Histoire de fesses

« Réservé à un public averti » est-il précisé sur la version dvd de La face cachée des fesses. Ah bon ? Il s’agit pourtant d’un film très sage sur un sujet, certes, qui l’est un peu moins. Cela dépend comment on le prend, bien sûr. Mais que les âmes sensibles se rassurent, ce film ne pénètre pas au fond des choses. Il est vrai que la gageure était de taille. Faire parler les fesses, cette bouche à l’envers, pendant moins d’une heure, relevait du défi. Car mystérieuses elles sont, mystérieuses elles demeureront.
Evitant la grivoiserie, le film navigue entre sérieux et légèreté. Les intervenants sont triés sur le volet : Jean-Luc Hennig (auteur notamment d’une Brève histoire des fesses), Alina Reyes (auteur du Boucher), Claudine Cohen (historienne des sciences), Brice Ahounou (anthropologue), Philippe Comar (professeur de morphologie aux Beaux arts), Jean-Paul Goude (photographe et publicitaire).
« Les fesses dissimulent ce qu’on ne maîtrise pas : on maîtrise son corps, ses mains, ce qui est de face. Les fesses, on ne peut pas », souligne l’écrivain Jean-Luc Hennig qui ajoute que « quand on parle des fesses c’est de nous-mêmes que nous parlons ». Autrement dit « ton style c’est ton cul » (Léo Ferré). Jean-Paul Goude, dont on se souvient des publicités avec la fameuse Cookie, estime que « la fesse c’est la touche finale qui fait que le corps est exceptionnel ».
Mais d’où vient le mot fesse ? Du latin fissa, fente. On apprend que « les muscles fessiers sont le propre de l’homme en cela qu’ils permettent la station bipède. Ce sont des muscles extrêmement puissants. Le grand fessier est le muscle le plus puissant du corps.
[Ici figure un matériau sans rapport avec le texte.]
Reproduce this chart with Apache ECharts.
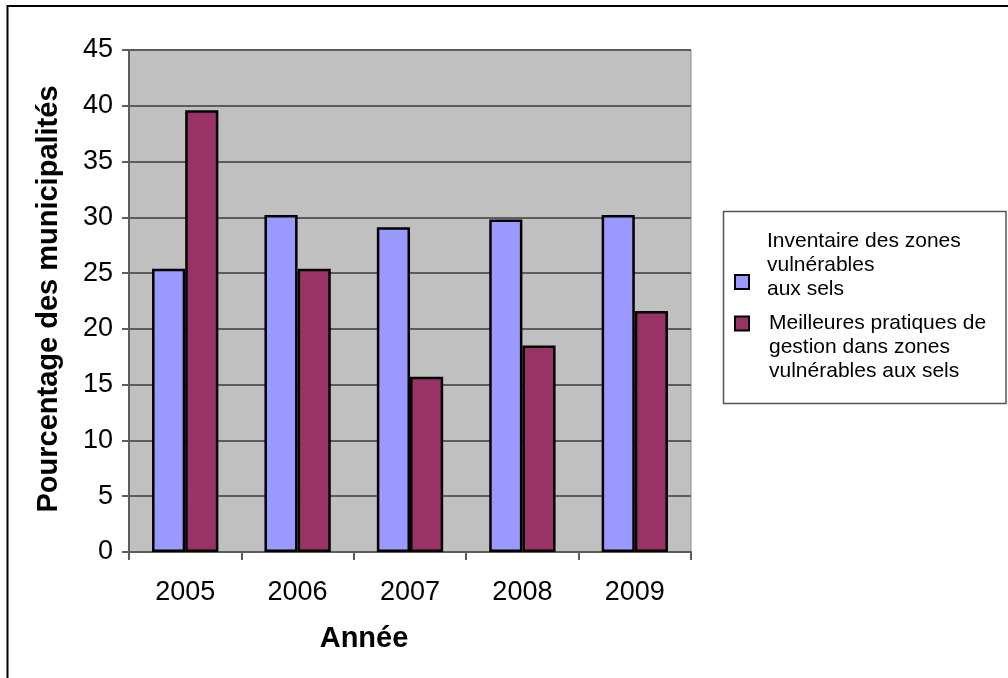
<!DOCTYPE html>
<html>
<head>
<meta charset="utf-8">
<title>Pourcentage des municipalités</title>
<script src="https://cdn.jsdelivr.net/npm/echarts@6/dist/echarts.min.js"></script>
<style>
  html, body { margin: 0; padding: 0; background: #ffffff; }
  #chart { width: 1008px; height: 678px; }
</style>
</head>
<body>
<div id="chart"></div>
<script>
// Années et pourcentages par série
const years = ['2005', '2006', '2007', '2008', '2009'];
const inventaire = [25.4, 30.2, 29.1, 29.8, 30.2];
const meilleuresPratiques = [39.6, 25.4, 15.7, 18.5, 21.6];

const nameInventaire = 'Inventaire des zones vulnérables aux sels';
const nameMeilleures = 'Meilleures pratiques de gestion dans zones vulnérables aux sels';

// Libellés de légende sur plusieurs lignes; la ligne « s » sert d'espacement vertical
const legendLines = {};
legendLines[nameInventaire] = '{t|Inventaire des zones}\n{t|vulnérables}\n{t|aux sels}\n{s| }';
legendLines[nameMeilleures] = '{s2| }\n{t|Meilleures pratiques de}\n{t|gestion dans zones}\n{t|vulnérables aux sels}';

const FONT = '"Liberation Sans", Arial, Helvetica, sans-serif';
const GRID_COLOR = '#5c5c5c';

const chart = echarts.init(document.getElementById('chart'), null, { renderer: 'canvas' });

function legendFor(name, top, textPadLeft) {
  return {
    data: [name],
    orient: 'vertical',
    left: 734,
    top: top,
    padding: 0,
    icon: 'rect',
    itemWidth: 14,
    itemHeight: 14,
    selectedMode: false,
    formatter: n => legendLines[n],
    textStyle: {
      fontFamily: FONT,
      fontSize: 21,
      color: '#000',
      rich: {
        t: { fontFamily: FONT, fontSize: 21, lineHeight: 24, color: '#000', padding: [0, 0, 0, textPadLeft] },
        s: { fontSize: 10, lineHeight: 33 },
        s2: { fontSize: 10, lineHeight: 47 }
      }
    }
  };
}

chart.setOption({
  backgroundColor: '#ffffff',
  animation: false,
  textStyle: { fontFamily: FONT },
  grid: {
    left: 129,
    right: 317,
    top: 50,
    bottom: 126,
    show: true,
    backgroundColor: '#C0C0C0',
    borderColor: '#8a8a8a',
    borderWidth: 1
  },
  legend: [
    legendFor(nameInventaire, 231, 13),
    legendFor(nameMeilleures, 282.5, 15)
  ],
  xAxis: {
    type: 'category',
    data: years,
    name: 'Année',
    nameLocation: 'middle',
    nameGap: 72,
    nameTextStyle: {
      fontFamily: FONT,
      fontSize: 29,
      fontWeight: 'bold',
      color: '#000',
      padding: [0, 92, 0, 0]
    },
    axisLine: { show: true, lineStyle: { color: GRID_COLOR, width: 2 } },
    axisTick: { show: true, length: 8, lineStyle: { color: GRID_COLOR, width: 2 } },
    axisLabel: { fontFamily: FONT, fontSize: 27, color: '#000', margin: 27 },
    splitLine: { show: false }
  },
  yAxis: {
    type: 'value',
    min: 0,
    max: 45,
    interval: 5,
    name: 'Pourcentage des municipalités',
    nameLocation: 'middle',
    nameRotate: 90,
    nameGap: 66,
    nameTextStyle: {
      fontFamily: FONT,
      fontSize: 29,
      fontWeight: 'bold',
      color: '#000',
      padding: [0, 0, 0, 4]
    },
    axisLine: { show: true, lineStyle: { color: GRID_COLOR, width: 2 } },
    axisTick: { show: true, length: 7, lineStyle: { color: GRID_COLOR, width: 2 } },
    axisLabel: { fontFamily: FONT, fontSize: 27, color: '#000', margin: 16 },
    splitLine: { show: true, lineStyle: { color: GRID_COLOR, width: 2 } }
  },
  series: [
    {
      name: nameInventaire,
      type: 'bar',
      data: inventaire,
      barGap: '0%',
      barCategoryGap: '41%',
      itemStyle: { color: '#9999FF', borderColor: '#000', borderWidth: 2.5 }
    },
    {
      name: nameMeilleures,
      type: 'bar',
      data: meilleuresPratiques,
      barGap: '0%',
      barCategoryGap: '41%',
      itemStyle: { color: '#993366', borderColor: '#000', borderWidth: 2.5 }
    }
  ],
  graphic: [
    // cadre du graphique (bords haut et gauche)
    { type: 'line', silent: true, shape: { x1: 7, y1: 6, x2: 1008, y2: 6 }, style: { stroke: '#000', lineWidth: 2 } },
    { type: 'line', silent: true, shape: { x1: 7.5, y1: 5, x2: 7.5, y2: 678 }, style: { stroke: '#000', lineWidth: 2 } },
    // encadré de la légende
    { type: 'rect', silent: true, z: -1, shape: { x: 723.5, y: 211.5, width: 282.5, height: 192 }, style: { fill: '#ffffff', stroke: '#555555', lineWidth: 1.5 } }
  ]
});
</script>
</body>
</html>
Et s’il est si puissant qu’il nous permet la station redressée et la marche » explique Claudine Cohen, historienne des sciences (EHESS).
C’est quoi des belles fesses ? Réponse impossible. Question d’époque et de culture. Mais d’où vient que les sculptures, de la préhistoire à Maillol, en passant par la statuaire grecque, Michel Ange et Leonard de Vinci nous émeuvent toujours ? Pourquoi Ingres, Degas, Rubens, Courbet ont-ils accordé tant d’attention à ces fesses qui se dévoilent à mesure qu’elles s’éloignent et à cause desquelles on passe son temps à se retrouner dans la rue, à l’instar de Jean-Luc Hennig. Oui, on se retourne sur de belles fesses, mais quoi ? « Cela retient l’attention sur le moment, mais pas davantage », constate Alina Reyes.
Pas davantage ? Pourtant il n’a sans doute pas été difficile pour les réalisateurs de trouver des images pour illustrer ce sujet, preuve qu’il retient l’attention durablement : pochettes de disques, unes de Charlie hebdo, films - Le Mépris avec la fameuse tirade de Bardot sur ses fesses est évoquée, mais est montré un extrait des Galettes de Pont-Aven avec l’inénarrable Jean-Pierre Mariel - ou encore photographies ou séquences d’actualité nous rappelant le scandale causé par l’affiche de Michel Polnareff lorsqu’il avait montré ses fesses à tous les passants. L’un d’entre eux, lors d’un micro-trottoir estime que « c’est un gars qui a besoin d’une bonne petite fessée ».
C’est alors que le film commence à devenir intéressant. On aborde enfin les régions infernales, celle de la fessée et de la sodomie. « Le châtiment et le plaisir au même endroit », précise la réalisatrice Caroline Pochon dans Ouest-France.
Dommage que ça n’arrive qu’à la fin du film la fesse interdite, subversive, diabolique, politique. Il y avait tant à dire. « C’est pour ça qu’on en parle, constate Jean-Luc Hennig dans le documentaire. Il y a encore un côté souffre. Vous n’avez pas fait une émission sur le bras ».
Bref la fesse renferme encore bien des secrets.